A Chinese cargo ship has been detained by Colombian authorities for illegally shipping a large amount of arms to Cuba.
The container ship, called the Da Dan Xia, is owned by the Chinese government-run shipping giant China Ocean Shipping Co. and was passing through Colombia on Saturday, en route to Cuba. Colombian authorities received a tip from an unidentified source and boarded the ship.
The Chinese captain insisted that the vessel carried only chemical products, machinery parts and grain products, as the officially filed customs documents indicated. But a search beneath the legal cargo revealed a large cache of illegal arms, including 99 rockets, 3,000 cannon shells, 100 tons of military-grade dynamite and 2.6 million detonators.
The illegal cache is believed to be part of a covert Chinese military operation to provide aid for the Castro regime in Havana, as many of the wooden crates containing the illegal materiel were marked with NORINCO — one of China’s primary state-owned arms makers and dealers.
The Da Dan Xia is a 28,000-ton ocean-going, self-loading container ship first commissioned in 2009. It measures 360 feet in length, with a 75-foot beam. The ship paid a port call at the Colombian port of Cartagena to unload some industrial metal pipes when the Colombian police boarded the vessel and conducted an investigation of the crew and a search of the vessel that lasted two days, which resulted in the discovery of the hidden illegal arms.
Colombian authorities issued a statement Wednesday announcing the arrest of the Da Dan Xia’s captain, Wu Hong, for illegal arms trafficking.
“The documentation that the captain had in regards to the merchandise that was being transported did not correspond to what we found,” Colombian Attorney General Luis Gonzalez told the press.
In Beijing, Chinese government spokeswoman Hua Chunying said Wednesday that the cache discovered by the Colombian authorities was part of a legal arms export deal with Cuba. “It does not violate any Chinese laws, nor does it violate any of China’s promised international obligations,” Ms. Hua insisted. “The shipping was an entirely normal cooperative project of arms trade” with Cuba.
“The Chinese government is in communications with the Colombian side and will provide all necessary assistance to all Chinese citizens involved in this incident in order to protect their legal rights,” the spokeswoman declared.

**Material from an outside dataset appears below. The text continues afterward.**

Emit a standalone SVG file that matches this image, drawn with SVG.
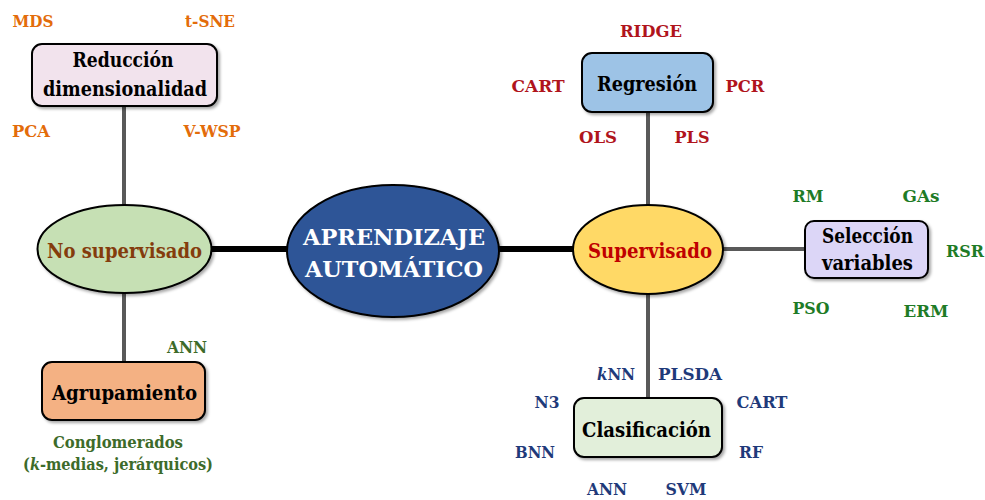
<svg xmlns="http://www.w3.org/2000/svg" width="985" height="500" viewBox="0 0 985 500" font-weight="bold">
<defs>
<filter id="sh" x="-20%" y="-20%" width="140%" height="140%">
<feDropShadow dx="2" dy="2" stdDeviation="1.5" flood-color="#000" flood-opacity="0.35"/>
</filter>
</defs>
<style>
text{text-anchor:middle;font-family:'DejaVu Serif Condensed','DejaVu Serif',serif;font-stretch:condensed}
.node{font-size:20px;fill:#000}
.lbl{font-size:16.5px}
.box{stroke:#000;stroke-width:2;filter:url(#sh)}
.ell{stroke:#000;stroke-width:2;filter:url(#sh)}
.thin{stroke:#595959;stroke-width:4;fill:none}
.thick{stroke:#000;stroke-width:6;fill:none}
.or{fill:#e36c0a}
.rd{fill:#b0141c}
.gr{fill:#1e7b26}
.bl{fill:#1f3a7a}
.ol{fill:#3d6b2a}
</style>
<g id="connectors">
<line class="thin" x1="124" y1="107" x2="124" y2="205"/>
<line class="thin" x1="124" y1="293" x2="124" y2="362"/>
<line class="thick" x1="211" y1="249" x2="288" y2="249"/>
<line class="thick" x1="499" y1="249" x2="574" y2="249"/>
<line class="thin" x1="648" y1="112" x2="648" y2="205"/>
<line class="thin" x1="648" y1="294" x2="648" y2="398"/>
<line class="thin" x1="723" y1="249" x2="805" y2="249"/>
</g>
<g id="aprendizaje">
<ellipse class="ell" cx="393" cy="251" rx="106" ry="66" fill="#2f5597"/>
<text x="394" y="245" font-size="23" fill="#fff" textLength="182" lengthAdjust="spacingAndGlyphs">APRENDIZAJE</text>
<text x="394" y="277" font-size="23" fill="#fff" textLength="178" lengthAdjust="spacingAndGlyphs">AUTOMÁTICO</text>
</g>
<g id="no-supervisado">
<ellipse class="ell" cx="124.5" cy="249" rx="87" ry="44" fill="#c6e0b4"/>
<text class="node" x="124.5" y="258" style="fill:#843c0c" textLength="155" lengthAdjust="spacingAndGlyphs">No supervisado</text>
</g>
<g id="supervisado">
<ellipse class="ell" cx="648" cy="249.5" rx="75" ry="44.5" fill="#ffd966"/>
<text class="node" x="650" y="258" style="fill:#c00000" textLength="124" lengthAdjust="spacingAndGlyphs">Supervisado</text>
</g>
<g id="reduccion">
<rect class="box" x="32" y="44" width="185" height="62" rx="10" fill="#f2e3ed"/>
<text class="node" x="123" y="67" textLength="101" lengthAdjust="spacingAndGlyphs">Reducción</text>
<text class="node" x="125" y="96" textLength="164" lengthAdjust="spacingAndGlyphs">dimensionalidad</text>
<text class="lbl or" x="33" y="27" textLength="41" lengthAdjust="spacingAndGlyphs">MDS</text>
<text class="lbl or" x="210" y="27" textLength="50" lengthAdjust="spacingAndGlyphs">t-SNE</text>
<text class="lbl or" x="31" y="137" textLength="38" lengthAdjust="spacingAndGlyphs">PCA</text>
<text class="lbl or" x="212" y="137" textLength="57" lengthAdjust="spacingAndGlyphs">V-WSP</text>
</g>
<g id="agrupamiento">
<rect class="box" x="42" y="362" width="163" height="58" rx="10" fill="#f4b183"/>
<text class="node" x="124.5" y="400" textLength="145" lengthAdjust="spacingAndGlyphs">Agrupamiento</text>
<text class="lbl ol" x="187" y="353" textLength="40" lengthAdjust="spacingAndGlyphs">ANN</text>
<text class="lbl ol" x="118" y="448" textLength="130" lengthAdjust="spacingAndGlyphs">Conglomerados</text>
<text class="lbl ol" x="118" y="470" textLength="190" lengthAdjust="spacingAndGlyphs">(<tspan font-style="italic">k</tspan>-medias, jerárquicos)</text>
</g>
<g id="regresion">
<rect class="box" x="582" y="53" width="131" height="59" rx="10" fill="#9dc3e6"/>
<text class="node" x="647" y="91" textLength="100" lengthAdjust="spacingAndGlyphs">Regresión</text>
<text class="lbl rd" x="651" y="37" textLength="62" lengthAdjust="spacingAndGlyphs">RIDGE</text>
<text class="lbl rd" x="538" y="92" textLength="53" lengthAdjust="spacingAndGlyphs">CART</text>
<text class="lbl rd" x="745" y="92" textLength="39" lengthAdjust="spacingAndGlyphs">PCR</text>
<text class="lbl rd" x="598" y="143" textLength="38" lengthAdjust="spacingAndGlyphs">OLS</text>
<text class="lbl rd" x="692" y="143" textLength="35" lengthAdjust="spacingAndGlyphs">PLS</text>
</g>
<g id="seleccion">
<rect class="box" x="805" y="221" width="123" height="57" rx="9" fill="#dcd6f7"/>
<text class="node" x="867.5" y="243" textLength="91" lengthAdjust="spacingAndGlyphs">Selección</text>
<text class="node" x="867.5" y="270" textLength="91" lengthAdjust="spacingAndGlyphs">variables</text>
<text class="lbl gr" x="808" y="202" textLength="31" lengthAdjust="spacingAndGlyphs">RM</text>
<text class="lbl gr" x="921" y="202" textLength="37" lengthAdjust="spacingAndGlyphs">GAs</text>
<text class="lbl gr" x="965" y="257" textLength="38" lengthAdjust="spacingAndGlyphs">RSR</text>
<text class="lbl gr" x="811" y="314" textLength="37" lengthAdjust="spacingAndGlyphs">PSO</text>
<text class="lbl gr" x="926" y="317" textLength="45" lengthAdjust="spacingAndGlyphs">ERM</text>
</g>
<g id="clasificacion">
<rect class="box" x="574" y="398" width="148" height="59" rx="10" fill="#e2efda"/>
<text class="node" x="646.5" y="437" textLength="129" lengthAdjust="spacingAndGlyphs">Clasificación</text>
<text class="lbl bl" x="616" y="380" textLength="38" lengthAdjust="spacingAndGlyphs"><tspan font-style="italic">k</tspan>NN</text>
<text class="lbl bl" x="690" y="380" textLength="64" lengthAdjust="spacingAndGlyphs">PLSDA</text>
<text class="lbl bl" x="547" y="408" textLength="25" lengthAdjust="spacingAndGlyphs">N3</text>
<text class="lbl bl" x="762" y="408" textLength="51" lengthAdjust="spacingAndGlyphs">CART</text>
<text class="lbl bl" x="535" y="458" textLength="40" lengthAdjust="spacingAndGlyphs">BNN</text>
<text class="lbl bl" x="751" y="458" textLength="24" lengthAdjust="spacingAndGlyphs">RF</text>
<text class="lbl bl" x="607" y="495" textLength="40" lengthAdjust="spacingAndGlyphs">ANN</text>
<text class="lbl bl" x="686" y="495" textLength="41" lengthAdjust="spacingAndGlyphs">SVM</text>
</g>
</svg>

Ms. Hua did not explain why such “legal” arms shipments to Cuba had to be hidden and left off the official cargo list shown to the Colombian authorities.
THE FALL OF THE PLA’S NEXT ’BIG TIGER’
All signs indicate that Gen. Guo Boxiong, one of the two former vice chairmen of the Central Military Commission, will be the next “big tiger” to fall as President Xi Jinping’s anti-graft campaign moves deeper inside the PLA.
The Central Military Commission is China’s highest military command, directly under the Central Committee of the Chinese Communist Party. While the commission’s chairman is always the civilian supreme leader, the two vice chairmen, both senior generals, are in effect the two highest-ranking military officers in the communist country.
During most of President Hu Jintao’s tenure from 2002 to 2012, the two vice chairmen were Gen. Xu Caihou and Gen. Guo.
Gen. Xu was purged in June by Mr. Xi for taking bribes “of an enormous amount” in exchange for senior officers’ promotions. The promotions were approved during the general’s time as Central Military Commission vice chairman from 2004 to 2013, when he was in charge of the PLA’s personnel decisions.
Gen. Guo has been widely rumored to be the next “big tiger” to be purged for corruption because most of the crimes charged against Gen. Xu involved procedures that would require concurrence from Gen. Guo.
For months, the tightly controlled Chinese press has been hinting at Mr. Xi’s resolve not to stop with the purge and imprisonment of Gen. Xu, and anyone who has held or is holding senior office inside the PLA would be subject to investigation and court-martial.
The most convincing evidence that Gen. Guo may be facing imminent arrest has emerged in the past couple of weeks.
Late last month, China’s state media reported that Maj. Gen. Guo Zhenggang of the PLA was arrested on unspecified charges. Guo Zhenggang is Gen. Guo’s son, and some of China’s leading newspapers went out of their way in their reporting to note the family connection.
A few days later, Guo Boquan, Gen. Guo’s brother, who is a chief of a civil affairs office in Shaanxi province, was also reported to have been arrested on unspecified charges.
Inside China first reported Gen. Guo’s potential prosecution in November.